- WHAT THE EXERCISE ASKS: Restate, exactly and without pictures, the lines from the start of the listing below through the line holding "3200, 4100, 5200];".

- GIVEN INFORMATION:
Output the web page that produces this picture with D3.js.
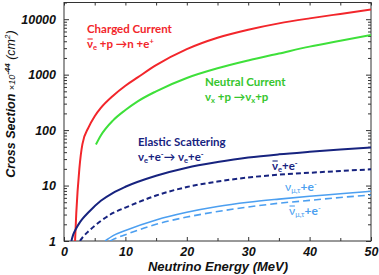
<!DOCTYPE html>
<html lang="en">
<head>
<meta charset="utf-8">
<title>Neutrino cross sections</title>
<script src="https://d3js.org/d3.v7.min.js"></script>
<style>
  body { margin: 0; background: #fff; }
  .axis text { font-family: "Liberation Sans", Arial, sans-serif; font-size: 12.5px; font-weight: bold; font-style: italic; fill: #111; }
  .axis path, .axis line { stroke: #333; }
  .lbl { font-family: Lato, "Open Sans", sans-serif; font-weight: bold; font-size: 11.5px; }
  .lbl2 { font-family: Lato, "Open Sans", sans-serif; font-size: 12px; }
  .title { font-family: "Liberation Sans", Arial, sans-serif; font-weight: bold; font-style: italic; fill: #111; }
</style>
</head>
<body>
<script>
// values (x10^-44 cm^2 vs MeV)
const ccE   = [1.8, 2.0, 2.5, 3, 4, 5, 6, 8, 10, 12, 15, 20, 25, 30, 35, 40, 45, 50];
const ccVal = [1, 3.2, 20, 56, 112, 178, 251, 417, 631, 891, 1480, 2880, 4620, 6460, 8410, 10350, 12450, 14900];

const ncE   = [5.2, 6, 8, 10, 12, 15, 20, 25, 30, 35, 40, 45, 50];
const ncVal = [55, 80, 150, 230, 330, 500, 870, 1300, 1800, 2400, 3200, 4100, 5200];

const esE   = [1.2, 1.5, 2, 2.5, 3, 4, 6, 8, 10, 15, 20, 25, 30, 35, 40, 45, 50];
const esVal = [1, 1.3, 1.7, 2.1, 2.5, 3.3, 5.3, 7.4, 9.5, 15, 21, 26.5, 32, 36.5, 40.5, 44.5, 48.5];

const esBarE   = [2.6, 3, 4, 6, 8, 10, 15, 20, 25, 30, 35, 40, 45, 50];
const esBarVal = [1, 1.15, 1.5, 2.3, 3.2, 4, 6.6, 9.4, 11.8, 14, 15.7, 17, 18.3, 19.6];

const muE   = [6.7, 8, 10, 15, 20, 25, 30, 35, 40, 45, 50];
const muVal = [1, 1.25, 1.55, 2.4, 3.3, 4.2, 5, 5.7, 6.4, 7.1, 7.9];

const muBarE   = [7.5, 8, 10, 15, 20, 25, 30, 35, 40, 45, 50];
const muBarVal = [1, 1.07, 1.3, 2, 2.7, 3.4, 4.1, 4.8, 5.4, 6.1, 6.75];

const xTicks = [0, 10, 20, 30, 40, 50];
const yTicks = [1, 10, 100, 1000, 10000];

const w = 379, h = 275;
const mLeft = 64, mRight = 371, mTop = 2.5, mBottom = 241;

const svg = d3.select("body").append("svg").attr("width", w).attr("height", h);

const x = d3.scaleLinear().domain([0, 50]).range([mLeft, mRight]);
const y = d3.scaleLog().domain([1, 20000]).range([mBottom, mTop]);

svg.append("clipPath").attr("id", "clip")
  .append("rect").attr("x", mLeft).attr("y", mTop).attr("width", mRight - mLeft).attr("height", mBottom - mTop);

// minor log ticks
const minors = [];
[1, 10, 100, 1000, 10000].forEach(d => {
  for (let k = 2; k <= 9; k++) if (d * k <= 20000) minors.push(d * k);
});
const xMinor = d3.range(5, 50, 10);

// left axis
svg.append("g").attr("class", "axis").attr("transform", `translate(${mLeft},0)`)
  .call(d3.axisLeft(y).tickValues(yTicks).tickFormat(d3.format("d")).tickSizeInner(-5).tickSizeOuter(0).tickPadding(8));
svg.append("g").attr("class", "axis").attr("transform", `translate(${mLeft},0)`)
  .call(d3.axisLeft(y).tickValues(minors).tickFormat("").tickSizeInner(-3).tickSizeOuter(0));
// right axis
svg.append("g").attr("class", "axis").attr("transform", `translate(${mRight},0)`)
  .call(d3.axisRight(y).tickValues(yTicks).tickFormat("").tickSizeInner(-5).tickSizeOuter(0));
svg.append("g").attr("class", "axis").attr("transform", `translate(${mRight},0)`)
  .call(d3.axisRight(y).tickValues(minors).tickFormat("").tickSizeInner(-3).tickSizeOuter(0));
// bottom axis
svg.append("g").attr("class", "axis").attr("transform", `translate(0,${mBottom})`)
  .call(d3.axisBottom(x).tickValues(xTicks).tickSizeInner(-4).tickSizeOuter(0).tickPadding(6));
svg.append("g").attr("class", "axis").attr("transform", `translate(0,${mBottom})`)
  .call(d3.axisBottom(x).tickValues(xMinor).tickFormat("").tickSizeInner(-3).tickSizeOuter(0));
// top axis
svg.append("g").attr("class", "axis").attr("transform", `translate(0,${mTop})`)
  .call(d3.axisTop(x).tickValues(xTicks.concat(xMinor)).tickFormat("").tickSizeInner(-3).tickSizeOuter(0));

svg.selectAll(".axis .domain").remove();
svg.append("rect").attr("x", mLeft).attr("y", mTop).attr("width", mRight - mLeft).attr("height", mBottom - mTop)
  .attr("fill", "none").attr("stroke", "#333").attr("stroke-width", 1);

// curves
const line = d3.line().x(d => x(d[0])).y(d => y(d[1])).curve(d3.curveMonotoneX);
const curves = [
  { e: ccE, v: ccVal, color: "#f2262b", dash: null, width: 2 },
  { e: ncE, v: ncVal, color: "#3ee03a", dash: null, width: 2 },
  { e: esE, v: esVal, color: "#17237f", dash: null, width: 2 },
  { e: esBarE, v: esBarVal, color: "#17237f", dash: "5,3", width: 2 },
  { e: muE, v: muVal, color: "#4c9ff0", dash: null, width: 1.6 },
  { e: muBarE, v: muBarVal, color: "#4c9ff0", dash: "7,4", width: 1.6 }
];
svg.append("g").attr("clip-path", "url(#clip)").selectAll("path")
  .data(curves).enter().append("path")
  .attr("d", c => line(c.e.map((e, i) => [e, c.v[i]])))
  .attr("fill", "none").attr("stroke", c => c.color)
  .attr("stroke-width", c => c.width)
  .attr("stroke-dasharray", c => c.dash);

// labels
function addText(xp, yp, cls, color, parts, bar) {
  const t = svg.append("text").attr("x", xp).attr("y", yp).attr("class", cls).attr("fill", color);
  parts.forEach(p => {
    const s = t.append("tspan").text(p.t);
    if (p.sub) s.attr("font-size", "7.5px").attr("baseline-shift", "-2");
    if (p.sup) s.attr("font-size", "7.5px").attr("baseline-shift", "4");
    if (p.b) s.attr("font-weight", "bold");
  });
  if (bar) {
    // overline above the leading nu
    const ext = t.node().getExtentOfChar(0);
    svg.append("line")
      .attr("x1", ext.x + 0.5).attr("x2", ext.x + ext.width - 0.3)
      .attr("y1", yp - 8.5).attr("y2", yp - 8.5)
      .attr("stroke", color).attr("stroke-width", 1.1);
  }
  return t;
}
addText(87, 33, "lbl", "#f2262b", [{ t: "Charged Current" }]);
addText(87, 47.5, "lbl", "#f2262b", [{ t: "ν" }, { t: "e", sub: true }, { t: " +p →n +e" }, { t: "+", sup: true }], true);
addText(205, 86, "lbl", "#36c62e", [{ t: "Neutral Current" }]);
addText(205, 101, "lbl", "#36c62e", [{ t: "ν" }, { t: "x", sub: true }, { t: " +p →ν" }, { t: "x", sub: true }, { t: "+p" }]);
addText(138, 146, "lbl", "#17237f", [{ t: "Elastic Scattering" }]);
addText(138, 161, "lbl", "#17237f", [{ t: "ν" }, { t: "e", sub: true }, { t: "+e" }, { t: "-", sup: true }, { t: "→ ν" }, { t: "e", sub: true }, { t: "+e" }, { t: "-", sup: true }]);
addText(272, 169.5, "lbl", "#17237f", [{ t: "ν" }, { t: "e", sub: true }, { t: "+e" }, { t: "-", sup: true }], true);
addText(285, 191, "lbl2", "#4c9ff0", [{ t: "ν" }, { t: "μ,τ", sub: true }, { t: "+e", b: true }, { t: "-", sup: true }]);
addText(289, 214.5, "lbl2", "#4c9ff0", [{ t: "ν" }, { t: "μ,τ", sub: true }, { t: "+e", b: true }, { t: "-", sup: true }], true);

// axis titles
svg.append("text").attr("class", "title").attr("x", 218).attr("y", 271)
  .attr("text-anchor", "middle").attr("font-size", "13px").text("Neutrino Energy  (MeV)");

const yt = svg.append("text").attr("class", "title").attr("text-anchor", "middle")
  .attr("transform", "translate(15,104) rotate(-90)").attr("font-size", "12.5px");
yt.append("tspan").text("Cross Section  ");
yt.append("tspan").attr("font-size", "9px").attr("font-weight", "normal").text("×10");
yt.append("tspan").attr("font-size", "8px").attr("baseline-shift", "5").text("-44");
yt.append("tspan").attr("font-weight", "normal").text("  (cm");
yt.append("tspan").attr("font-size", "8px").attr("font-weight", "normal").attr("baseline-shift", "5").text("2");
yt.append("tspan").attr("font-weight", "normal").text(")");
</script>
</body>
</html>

- THE OUTPUT:
Output the web page that produces this picture with D3.js.
<!DOCTYPE html>
<html lang="en">
<head>
<meta charset="utf-8">
<title>Neutrino cross sections</title>
<script src="https://d3js.org/d3.v7.min.js"></script>
<style>
  body { margin: 0; background: #fff; }
  .axis text { font-family: "Liberation Sans", Arial, sans-serif; font-size: 12.5px; font-weight: bold; font-style: italic; fill: #111; }
  .axis path, .axis line { stroke: #333; }
  .lbl { font-family: Lato, "Open Sans", sans-serif; font-weight: bold; font-size: 11.5px; }
  .lbl2 { font-family: Lato, "Open Sans", sans-serif; font-size: 12px; }
  .title { font-family: "Liberation Sans", Arial, sans-serif; font-weight: bold; font-style: italic; fill: #111; }
</style>
</head>
<body>
<script>
// values (x10^-44 cm^2 vs MeV)
const ccE   = [1.8, 2.0, 2.5, 3, 4, 5, 6, 8, 10, 12, 15, 20, 25, 30, 35, 40, 45, 50];
const ccVal = [1, 3.2, 20, 56, 112, 178, 251, 417, 631, 891, 1480, 2880, 4620, 6460, 8410, 10350, 12450, 14900];

const ncE   = [5.2, 6, 8, 10, 12, 15, 20, 25, 30, 35, 40, 45, 50];
const ncVal = [55, 80, 150, 230, 330, 500, 870, 1300, 1800, 2400, 3200, 4100, 5200];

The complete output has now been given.